Ministers on collision course with MEPs over telecoms proposal

Ministers on collision course with MEPs over telecoms proposal

Member states to complete their overview of the European Commission’s telecoms overhaul.

By

4/23/14, 9:55 PM CET

Updated 5/14/14, 10:09 AM CET

Member states will meet on Tuesday (29 April) to examine potential rules on net neutrality, as they complete their overview of the European Commission’s proposal to overhaul Europe’s telecoms markets. That will open the way to debates on the proposal, and the aim is to present a progress report by June and amendments by September.

Germany and the United Kingdom, which have two of the European Union’s largest telecoms companies – Deutsche Telekom and Vodafone – have already circulated a position paper calling on the other member states to remove large parts of the Commission’s proposal. “Some elements of the [proposal] are complex and present significant challenges to reaching swift agreement,” the paper reads.

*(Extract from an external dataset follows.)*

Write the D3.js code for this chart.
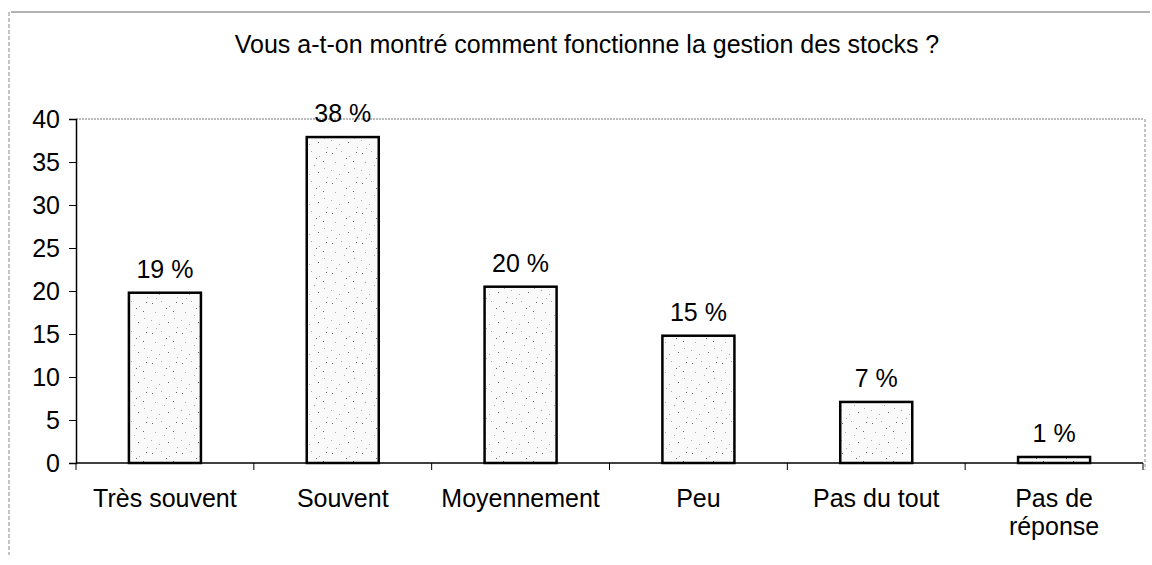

But broadly in line with the proposal, the paper advocates setting a clear end date for mobile roaming charges and introducing only some form of net neutrality rules, which aim to ensure that telecoms providers do not manage internet traffic to discriminate against certain internet services.

This approach would set ministers on a collision course with MEPs, who in April backed far stricter net neutrality rules that would prevent any discrimination by telecoms operators between consumer internet traffic and traffic linked to their own business services.

Germany and the UK also argue for removing all the proposal’s provisions on wholesale access products, harmonising spectrum auctions and regulating international calls. “No clear case has been made” in favour of these provisions, nor on several others, according to the two countries. They would also rather see changes made to consumer protection rules by amending existing legislation on universal services.

MEPs voted to end roaming charges by December 2015 and to reduce member states’ control over spectrum auctions, although they also removed key elements of the Commission’s proposal.

Neelie Kroes, the European commissioner for the digital agenda, proposed the rules in September 2013 with the principal aim of closer integration of Europe’s fragmented telecoms market.